:: PROBLEM TO WORK ON ::
What do the lines from the top of the data through the line with "import plotly.graph_objects as go" say? Quote them exactly and include both ends.

(Dataset entries)
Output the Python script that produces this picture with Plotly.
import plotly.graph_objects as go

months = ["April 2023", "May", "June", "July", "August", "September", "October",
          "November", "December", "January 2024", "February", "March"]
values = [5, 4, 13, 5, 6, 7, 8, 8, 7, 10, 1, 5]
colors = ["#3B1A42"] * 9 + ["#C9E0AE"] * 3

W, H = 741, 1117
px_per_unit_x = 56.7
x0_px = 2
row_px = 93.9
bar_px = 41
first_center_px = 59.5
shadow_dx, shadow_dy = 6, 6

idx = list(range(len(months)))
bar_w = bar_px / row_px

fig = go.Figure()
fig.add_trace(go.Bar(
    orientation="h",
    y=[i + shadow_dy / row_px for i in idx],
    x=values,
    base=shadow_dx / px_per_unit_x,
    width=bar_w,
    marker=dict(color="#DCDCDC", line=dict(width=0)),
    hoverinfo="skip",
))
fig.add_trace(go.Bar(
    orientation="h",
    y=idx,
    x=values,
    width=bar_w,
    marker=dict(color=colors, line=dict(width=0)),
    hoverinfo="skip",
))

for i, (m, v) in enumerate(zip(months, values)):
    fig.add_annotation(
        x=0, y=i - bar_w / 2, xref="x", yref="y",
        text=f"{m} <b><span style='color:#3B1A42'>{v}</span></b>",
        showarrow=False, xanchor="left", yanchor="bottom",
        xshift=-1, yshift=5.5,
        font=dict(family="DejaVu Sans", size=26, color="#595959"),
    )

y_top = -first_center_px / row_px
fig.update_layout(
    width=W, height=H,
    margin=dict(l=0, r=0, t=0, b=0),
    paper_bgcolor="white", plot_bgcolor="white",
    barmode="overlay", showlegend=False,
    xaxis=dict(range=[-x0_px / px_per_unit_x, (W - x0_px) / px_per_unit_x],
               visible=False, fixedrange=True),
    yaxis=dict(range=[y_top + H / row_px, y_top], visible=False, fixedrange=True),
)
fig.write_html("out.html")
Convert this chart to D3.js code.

:: WRITTEN RESPONSE ::
Output the Python script that produces this picture with Plotly.
import plotly.graph_objects as go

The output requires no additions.